Aqui chegados, e independentemente do mérito das deliberações adoptadas – que conseguiram transmitir a ideia de uma Europa concertada para encarar a crise mundial e que foram tributárias da acção precursora de Gordon Brown no Reino Unido – impossível será não concluir que o núcleo fundamental dessas mesmas deliberações acabou por ser fruto, em primeira e última instância, do que foi decidido pelas quatro grandes potências económicas da Europa da União, posteriormente confirmado pelo «Conselho Europeu do Euro» e, finalmente, comunicado e aceite aos restantes 12 Estados da UE. Foi, a todos os títulos, um processo decisório sui generis, em que as deliberações essenciais foram adoptadas por uma sucessão de círculos concêntricos e cada vez mais alargados e em cuja origem se encontra o directório das quatro grandes economias da UE.
É provável que, no cenário atual e face à gravidade da situação, não pudesse ter sido de outro modo e não tivesse sido possível outra metodologia.
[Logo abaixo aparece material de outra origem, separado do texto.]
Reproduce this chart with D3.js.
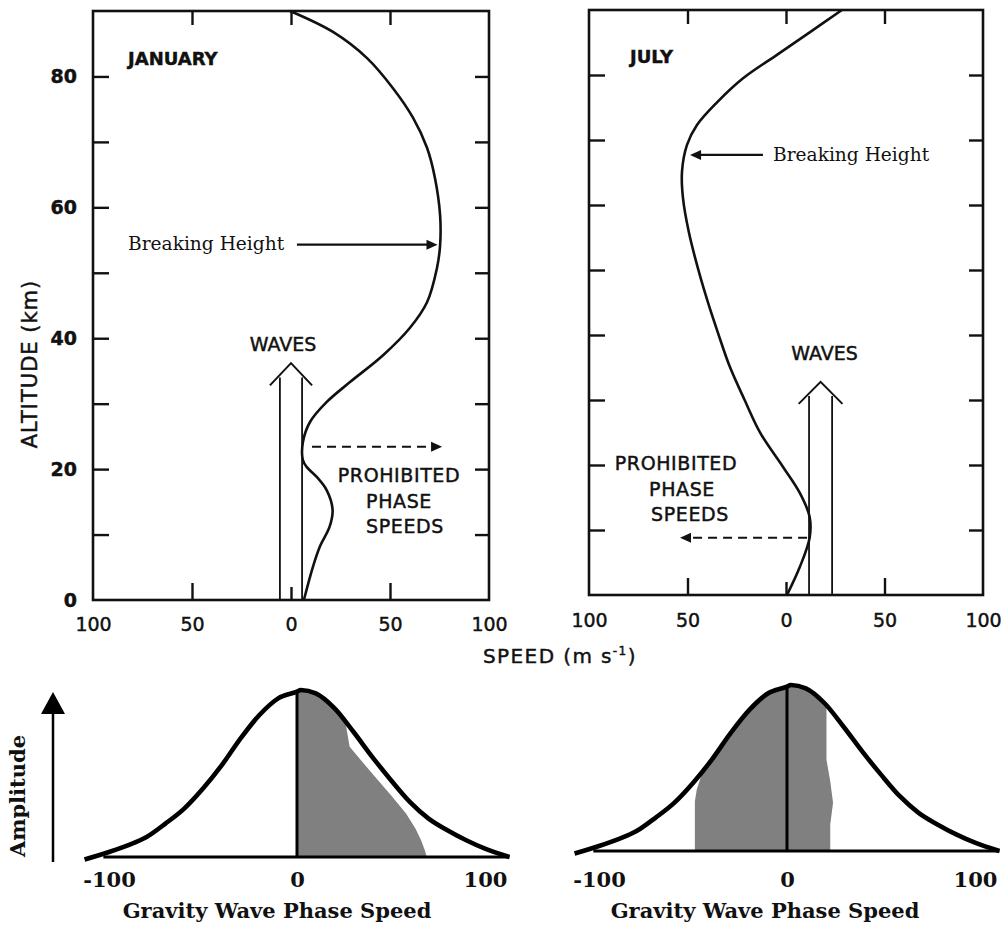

A questão que permanece em aberto, todavia, é a de saber se o método e o modelo adotados foram excecionais, em vista da excecionalidade da própria crise internacional, ou se, pelo contrário, vieram para ficar e não caminharemos a passos largos nesta Europa da União cada vez mais alargada e cada vez menos preparada institucionalmente para responder aos grandes desafios que o mundo lhe lança, para que o método agora seguido se transforme em procedimento-regra, reconstruindo velhas práticas de diretório que, quando observadas, nunca conduziram a Europa a tempos de felicidade. Ora, numa Europa cada vez mais à la carte – onde, fruto de sucessivos e mal preparados alargamentos, cada vez mais se registam várias velocidades de integração política e económica, sendo uns os Estados que aderem ao Euro, outros os que partilham Schengen, outros os que reclamam diferentes opting-outs e outros ainda, por exemplo, os que desejam reforçar a sua integração política e até mesmo militar – a resposta a esta questão permanece em aberto e por esclarecer. No entretanto a ameaça de uma Europa de diretório volta a assomar à porta dos europeus.